**What is required:**
Begin with the line holding "Write the Plotly code for this chart.", end with the line holding "xpos = list(range(len(categories)))", and repeat every line in between exactly, without pictures.

**Data rows:**
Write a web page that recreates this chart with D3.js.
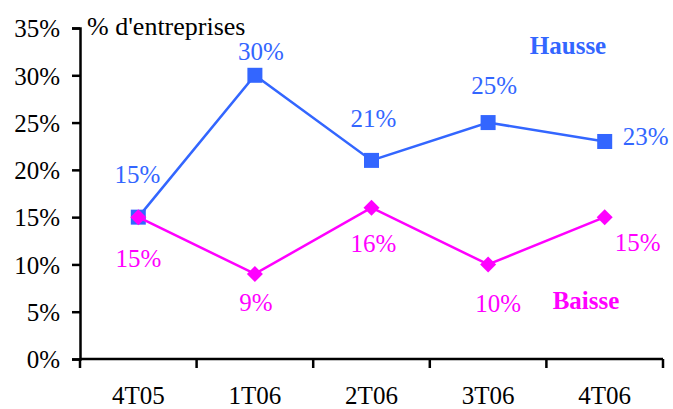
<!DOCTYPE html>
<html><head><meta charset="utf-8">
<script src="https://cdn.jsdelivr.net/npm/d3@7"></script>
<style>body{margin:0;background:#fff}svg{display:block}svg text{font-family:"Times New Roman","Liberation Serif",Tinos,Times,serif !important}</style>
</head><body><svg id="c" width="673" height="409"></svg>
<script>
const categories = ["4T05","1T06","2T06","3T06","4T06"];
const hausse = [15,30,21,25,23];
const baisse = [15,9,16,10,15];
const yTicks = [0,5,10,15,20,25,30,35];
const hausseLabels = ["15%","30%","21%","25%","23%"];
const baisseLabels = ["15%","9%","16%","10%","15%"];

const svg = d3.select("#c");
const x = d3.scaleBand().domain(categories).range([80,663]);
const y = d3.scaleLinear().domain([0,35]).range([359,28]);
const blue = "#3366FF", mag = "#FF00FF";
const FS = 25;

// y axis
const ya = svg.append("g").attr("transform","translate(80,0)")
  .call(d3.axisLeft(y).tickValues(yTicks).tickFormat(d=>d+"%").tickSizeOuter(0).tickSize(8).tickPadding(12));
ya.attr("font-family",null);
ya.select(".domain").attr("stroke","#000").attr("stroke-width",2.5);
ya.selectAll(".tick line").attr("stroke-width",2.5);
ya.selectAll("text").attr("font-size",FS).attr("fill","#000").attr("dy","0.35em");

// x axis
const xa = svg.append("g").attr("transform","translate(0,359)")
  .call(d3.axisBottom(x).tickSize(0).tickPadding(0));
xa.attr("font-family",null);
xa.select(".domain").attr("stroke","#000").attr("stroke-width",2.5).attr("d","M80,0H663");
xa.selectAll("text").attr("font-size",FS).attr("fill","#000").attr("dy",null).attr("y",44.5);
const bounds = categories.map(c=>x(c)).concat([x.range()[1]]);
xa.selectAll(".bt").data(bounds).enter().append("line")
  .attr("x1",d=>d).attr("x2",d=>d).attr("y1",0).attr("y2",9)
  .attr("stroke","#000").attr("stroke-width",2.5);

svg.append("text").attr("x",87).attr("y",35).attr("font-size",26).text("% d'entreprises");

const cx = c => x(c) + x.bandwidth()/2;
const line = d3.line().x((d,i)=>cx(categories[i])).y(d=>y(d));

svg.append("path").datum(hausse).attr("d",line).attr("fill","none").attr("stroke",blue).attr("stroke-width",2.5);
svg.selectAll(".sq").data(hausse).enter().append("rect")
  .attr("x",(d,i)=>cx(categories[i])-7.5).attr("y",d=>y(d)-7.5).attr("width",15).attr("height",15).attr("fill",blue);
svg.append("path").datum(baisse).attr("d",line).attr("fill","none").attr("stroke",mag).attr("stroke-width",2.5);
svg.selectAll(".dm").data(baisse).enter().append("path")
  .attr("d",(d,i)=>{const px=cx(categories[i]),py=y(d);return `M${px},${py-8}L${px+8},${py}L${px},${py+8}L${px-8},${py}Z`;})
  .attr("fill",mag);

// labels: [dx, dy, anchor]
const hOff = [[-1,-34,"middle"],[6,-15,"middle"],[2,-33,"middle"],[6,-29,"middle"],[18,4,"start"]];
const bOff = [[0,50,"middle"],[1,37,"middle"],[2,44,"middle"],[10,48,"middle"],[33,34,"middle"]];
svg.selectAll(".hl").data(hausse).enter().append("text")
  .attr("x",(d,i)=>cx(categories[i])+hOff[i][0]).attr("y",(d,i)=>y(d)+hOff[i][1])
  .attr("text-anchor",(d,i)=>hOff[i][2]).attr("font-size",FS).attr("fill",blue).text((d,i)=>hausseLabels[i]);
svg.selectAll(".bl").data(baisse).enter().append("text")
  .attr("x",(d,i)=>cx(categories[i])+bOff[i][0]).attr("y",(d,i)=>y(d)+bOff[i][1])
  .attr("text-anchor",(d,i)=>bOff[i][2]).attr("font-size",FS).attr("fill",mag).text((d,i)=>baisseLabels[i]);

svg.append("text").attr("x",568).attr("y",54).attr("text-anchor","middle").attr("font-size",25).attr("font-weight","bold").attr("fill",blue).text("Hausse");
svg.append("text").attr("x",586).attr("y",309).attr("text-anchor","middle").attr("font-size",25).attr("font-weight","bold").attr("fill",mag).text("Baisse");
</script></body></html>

* * *

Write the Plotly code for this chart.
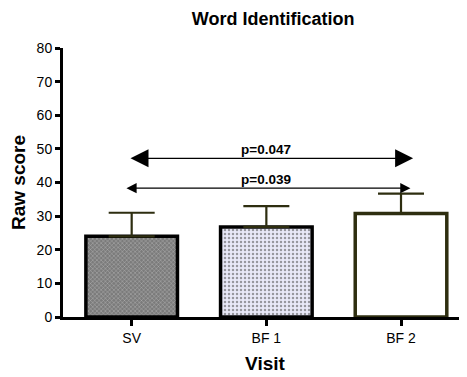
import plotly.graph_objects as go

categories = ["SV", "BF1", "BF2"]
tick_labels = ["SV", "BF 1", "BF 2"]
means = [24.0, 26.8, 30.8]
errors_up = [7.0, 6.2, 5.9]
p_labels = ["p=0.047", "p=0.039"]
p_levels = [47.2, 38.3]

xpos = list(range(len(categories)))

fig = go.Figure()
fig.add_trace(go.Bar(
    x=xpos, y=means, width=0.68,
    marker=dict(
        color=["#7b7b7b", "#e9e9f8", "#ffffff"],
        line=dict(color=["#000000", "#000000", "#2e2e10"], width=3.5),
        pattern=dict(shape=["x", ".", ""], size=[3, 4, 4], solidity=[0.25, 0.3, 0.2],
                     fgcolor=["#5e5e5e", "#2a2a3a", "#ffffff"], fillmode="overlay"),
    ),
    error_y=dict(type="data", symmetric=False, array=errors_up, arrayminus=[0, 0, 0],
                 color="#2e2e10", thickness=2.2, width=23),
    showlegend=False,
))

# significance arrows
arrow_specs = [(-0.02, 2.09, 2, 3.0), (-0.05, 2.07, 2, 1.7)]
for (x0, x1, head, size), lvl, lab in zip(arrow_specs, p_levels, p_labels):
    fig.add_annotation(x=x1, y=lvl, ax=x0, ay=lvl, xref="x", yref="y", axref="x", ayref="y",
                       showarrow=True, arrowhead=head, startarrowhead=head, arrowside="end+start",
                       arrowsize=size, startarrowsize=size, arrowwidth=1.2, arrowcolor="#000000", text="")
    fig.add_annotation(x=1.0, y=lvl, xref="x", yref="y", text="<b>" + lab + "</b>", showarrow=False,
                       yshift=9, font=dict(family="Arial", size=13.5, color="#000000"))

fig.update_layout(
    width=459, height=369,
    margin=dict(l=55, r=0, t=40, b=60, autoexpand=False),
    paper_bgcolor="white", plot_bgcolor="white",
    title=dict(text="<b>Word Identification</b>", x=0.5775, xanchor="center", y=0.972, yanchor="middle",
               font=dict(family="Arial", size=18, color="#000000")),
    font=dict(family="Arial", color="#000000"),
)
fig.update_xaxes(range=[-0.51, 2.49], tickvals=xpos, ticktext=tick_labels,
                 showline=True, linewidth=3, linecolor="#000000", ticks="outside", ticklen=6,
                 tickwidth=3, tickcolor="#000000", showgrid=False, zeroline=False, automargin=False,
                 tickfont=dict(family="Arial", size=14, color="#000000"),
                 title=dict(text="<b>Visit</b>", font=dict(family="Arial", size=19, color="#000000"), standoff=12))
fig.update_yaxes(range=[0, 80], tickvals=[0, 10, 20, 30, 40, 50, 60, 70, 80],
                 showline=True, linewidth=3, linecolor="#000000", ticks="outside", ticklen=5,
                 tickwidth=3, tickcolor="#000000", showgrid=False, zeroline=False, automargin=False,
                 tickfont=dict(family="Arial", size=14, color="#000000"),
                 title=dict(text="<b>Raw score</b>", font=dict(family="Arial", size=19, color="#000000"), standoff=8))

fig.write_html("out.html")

**Task response:**
Write the Plotly code for this chart.
import plotly.graph_objects as go

categories = ["SV", "BF1", "BF2"]
tick_labels = ["SV", "BF 1", "BF 2"]
means = [24.0, 26.8, 30.8]
errors_up = [7.0, 6.2, 5.9]
p_labels = ["p=0.047", "p=0.039"]
p_levels = [47.2, 38.3]

xpos = list(range(len(categories)))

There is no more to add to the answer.